Rakvere is now a small town of about fifteen thousand in Lääne-Viru County, northern Estonia, an hour and a half east of Tallinn by road. Its medieval order castle still rises on a green hill above the town, its walls and towers partly ruined and partly restored, with reenactors and small museums in summer. From above, the country around Rakvere is the classic landscape of north-central Estonia — open glacial plains broken by patches of forest, with the long blue line of the Gulf of Finland visible to the north on clear days. The Kegola is a modest stream running through farmland; nothing about it suggests that a thousand armored men once stood on its banks waiting for the morning, and that some of them did not get to see it.
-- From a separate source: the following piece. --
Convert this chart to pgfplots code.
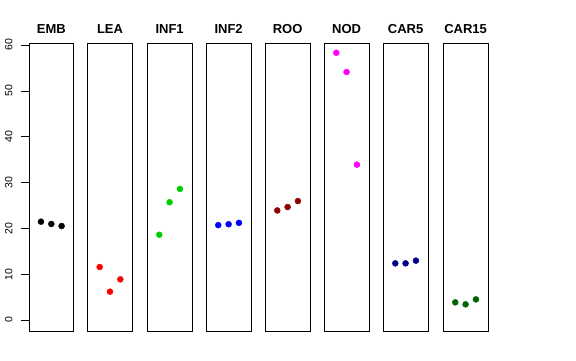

59.35°N, 26.35°E, in northern Estonia near the town of Rakvere, about 100 km east of Tallinn and 30 km south of the Gulf of Finland coast. The country is gently rolling glacial plain with scattered forests and small lakes. Cruise at 5,000–10,000 ft for the best view, with the Gulf of Finland as a dramatic northern backdrop. Nearest major airports are Tallinn Lennart Meri (EETN) about 100 km west, Tartu (EETU) about 110 km south, and Helsinki Vantaa (EFHK) about 90 km north across the gulf. Rakvere's medieval castle on its green hill is a clear landmark.